A book review shouldn’t be personal; however, this one is. Last October, the phone call I received was not the one I had expected. With a 96 year old grandmother on hospice care, I was braced for the inevitable urgent call from my mother. When my husband rang my cell and said, “You have to call your mom. Now.” I was sad, but prepared. I thought. Mom’s words came out in English, but they made no sense. “Your dad was on the elliptical, and he started having chest pains. The ambulance is taking him to the hospital now; they think it’s a heart attack. I need you.” My hand drew a wavering line through my schedule as I told Mom, “I’m walking out the door now.” I remember looking over my shoulder at our poor receptionist. “Refer out the rest of the weekend; my dad’s had a heart attack.”
The experience was terrifying and surreal for the entire family. The warning signs were present: stress eating runs in our family, my physician sister had been bullying my parents with dark mutterings about “abdominal obesity” and “heart disease” for several months, and Dad had a long forgotten stent placed in one of his coronary arteries over ten years before. Still, denial runs deep, and Dad didn’t seem to fit the profile. Sure, a few pounds had crept on with middle age, but he still looks like Harrison Ford. My sister’s warnings were heeded mainly in an effort to get her off of everyone’s back — Stephanie makes her pit bull look passive. Dad doesn’t smoke; doesn’t drink excessively; olive oil, vegetables, and fish already played major roles in my parents’ house; and he was working out. He had just completed his personal best on the elliptical trainer when the chest pain struck.

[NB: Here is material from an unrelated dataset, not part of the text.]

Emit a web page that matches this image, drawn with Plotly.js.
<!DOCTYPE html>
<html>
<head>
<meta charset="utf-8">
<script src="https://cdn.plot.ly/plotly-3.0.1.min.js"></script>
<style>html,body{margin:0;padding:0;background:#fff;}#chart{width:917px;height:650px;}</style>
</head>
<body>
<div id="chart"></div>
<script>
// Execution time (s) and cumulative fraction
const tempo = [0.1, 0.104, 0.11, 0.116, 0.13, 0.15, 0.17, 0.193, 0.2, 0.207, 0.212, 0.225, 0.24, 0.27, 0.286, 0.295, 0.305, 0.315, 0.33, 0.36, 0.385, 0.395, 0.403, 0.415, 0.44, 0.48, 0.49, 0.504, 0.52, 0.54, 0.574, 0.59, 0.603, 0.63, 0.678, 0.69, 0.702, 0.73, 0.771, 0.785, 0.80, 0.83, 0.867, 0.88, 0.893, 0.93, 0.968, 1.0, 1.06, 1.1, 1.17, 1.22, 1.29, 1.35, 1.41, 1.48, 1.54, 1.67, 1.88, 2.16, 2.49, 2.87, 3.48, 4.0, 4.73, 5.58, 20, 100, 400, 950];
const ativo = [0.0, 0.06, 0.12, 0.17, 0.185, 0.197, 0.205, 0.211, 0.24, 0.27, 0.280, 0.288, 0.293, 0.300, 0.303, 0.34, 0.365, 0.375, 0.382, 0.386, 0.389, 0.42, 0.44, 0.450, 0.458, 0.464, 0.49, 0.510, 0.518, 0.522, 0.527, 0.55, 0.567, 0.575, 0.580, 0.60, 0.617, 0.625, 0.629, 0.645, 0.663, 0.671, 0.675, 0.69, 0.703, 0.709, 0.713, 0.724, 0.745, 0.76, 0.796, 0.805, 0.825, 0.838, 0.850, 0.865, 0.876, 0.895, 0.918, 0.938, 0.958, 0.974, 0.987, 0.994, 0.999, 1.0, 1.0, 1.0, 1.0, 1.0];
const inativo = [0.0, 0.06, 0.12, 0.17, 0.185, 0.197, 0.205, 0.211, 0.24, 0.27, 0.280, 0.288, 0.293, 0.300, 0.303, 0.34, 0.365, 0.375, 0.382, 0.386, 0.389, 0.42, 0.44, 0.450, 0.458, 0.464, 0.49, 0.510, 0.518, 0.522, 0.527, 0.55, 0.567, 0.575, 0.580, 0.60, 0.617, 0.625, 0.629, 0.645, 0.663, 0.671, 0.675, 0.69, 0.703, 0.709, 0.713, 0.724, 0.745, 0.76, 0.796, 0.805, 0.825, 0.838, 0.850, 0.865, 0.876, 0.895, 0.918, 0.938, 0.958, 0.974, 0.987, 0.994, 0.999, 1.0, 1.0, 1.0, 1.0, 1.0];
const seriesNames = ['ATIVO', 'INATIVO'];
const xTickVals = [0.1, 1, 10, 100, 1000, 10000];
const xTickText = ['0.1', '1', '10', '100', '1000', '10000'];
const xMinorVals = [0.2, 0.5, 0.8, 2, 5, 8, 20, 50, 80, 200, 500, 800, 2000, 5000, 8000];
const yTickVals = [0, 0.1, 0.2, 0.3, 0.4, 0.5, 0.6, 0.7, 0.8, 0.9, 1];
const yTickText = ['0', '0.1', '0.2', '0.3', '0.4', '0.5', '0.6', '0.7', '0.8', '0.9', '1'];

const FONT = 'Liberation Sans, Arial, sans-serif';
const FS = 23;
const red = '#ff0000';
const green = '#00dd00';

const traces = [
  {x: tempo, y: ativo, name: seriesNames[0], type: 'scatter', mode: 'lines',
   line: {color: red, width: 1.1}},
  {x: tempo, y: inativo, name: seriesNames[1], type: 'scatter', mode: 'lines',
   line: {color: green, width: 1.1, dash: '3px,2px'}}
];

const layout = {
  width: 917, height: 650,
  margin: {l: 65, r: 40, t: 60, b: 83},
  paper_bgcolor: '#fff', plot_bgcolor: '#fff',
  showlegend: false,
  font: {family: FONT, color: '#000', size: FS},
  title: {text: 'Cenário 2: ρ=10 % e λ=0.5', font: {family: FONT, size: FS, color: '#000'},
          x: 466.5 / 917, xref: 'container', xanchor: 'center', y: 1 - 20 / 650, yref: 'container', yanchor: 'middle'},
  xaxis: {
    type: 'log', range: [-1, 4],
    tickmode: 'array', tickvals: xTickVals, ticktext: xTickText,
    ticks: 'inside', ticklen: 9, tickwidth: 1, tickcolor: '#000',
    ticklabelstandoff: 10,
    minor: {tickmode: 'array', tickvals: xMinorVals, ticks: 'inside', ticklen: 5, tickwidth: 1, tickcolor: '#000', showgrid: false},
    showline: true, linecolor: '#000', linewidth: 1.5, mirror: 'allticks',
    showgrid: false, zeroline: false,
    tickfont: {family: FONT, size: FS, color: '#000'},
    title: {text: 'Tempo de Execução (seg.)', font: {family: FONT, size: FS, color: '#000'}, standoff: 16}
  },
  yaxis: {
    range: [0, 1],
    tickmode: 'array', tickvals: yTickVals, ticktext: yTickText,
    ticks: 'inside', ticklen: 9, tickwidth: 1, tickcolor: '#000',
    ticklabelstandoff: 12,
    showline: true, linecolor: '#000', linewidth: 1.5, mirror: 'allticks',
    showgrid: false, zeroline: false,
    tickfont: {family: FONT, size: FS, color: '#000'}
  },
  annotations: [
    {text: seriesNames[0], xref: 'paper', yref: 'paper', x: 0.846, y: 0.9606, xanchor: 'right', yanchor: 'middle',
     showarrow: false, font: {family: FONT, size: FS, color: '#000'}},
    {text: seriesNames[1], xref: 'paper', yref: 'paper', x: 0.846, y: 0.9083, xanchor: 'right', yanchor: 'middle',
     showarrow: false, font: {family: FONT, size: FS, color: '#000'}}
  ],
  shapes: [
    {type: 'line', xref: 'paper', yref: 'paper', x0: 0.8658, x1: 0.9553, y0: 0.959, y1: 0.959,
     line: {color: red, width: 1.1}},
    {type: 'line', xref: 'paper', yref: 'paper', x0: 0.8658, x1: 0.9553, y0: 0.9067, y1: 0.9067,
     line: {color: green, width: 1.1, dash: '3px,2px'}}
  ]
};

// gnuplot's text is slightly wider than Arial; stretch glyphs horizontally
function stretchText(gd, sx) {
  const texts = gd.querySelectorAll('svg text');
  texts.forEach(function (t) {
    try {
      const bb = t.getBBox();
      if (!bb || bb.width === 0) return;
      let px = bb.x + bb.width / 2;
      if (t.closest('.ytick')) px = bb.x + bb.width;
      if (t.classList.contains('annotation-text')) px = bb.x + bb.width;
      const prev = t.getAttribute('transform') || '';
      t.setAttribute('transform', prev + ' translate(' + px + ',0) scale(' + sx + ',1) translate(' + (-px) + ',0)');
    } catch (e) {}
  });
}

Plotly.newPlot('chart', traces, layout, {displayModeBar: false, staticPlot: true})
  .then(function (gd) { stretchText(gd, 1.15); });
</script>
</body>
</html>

I wish that I had found Back to Life after a Heart Crisis by Marc Wallack, M.D. and his wife Jamie Colby during that dark October. As a medically literate family, we managed to ask most of the right questions of the physicians and nurses, but we had no clue how to deal with the emotional fallout. Ours is an educated, WASP family — we don’t do emotions or weakness; we do ideas, quips, and stoicism. Of the four of us, my father is the most intellectual, most stoic, and most quippy. I wish I had known at the time what he was experiencing.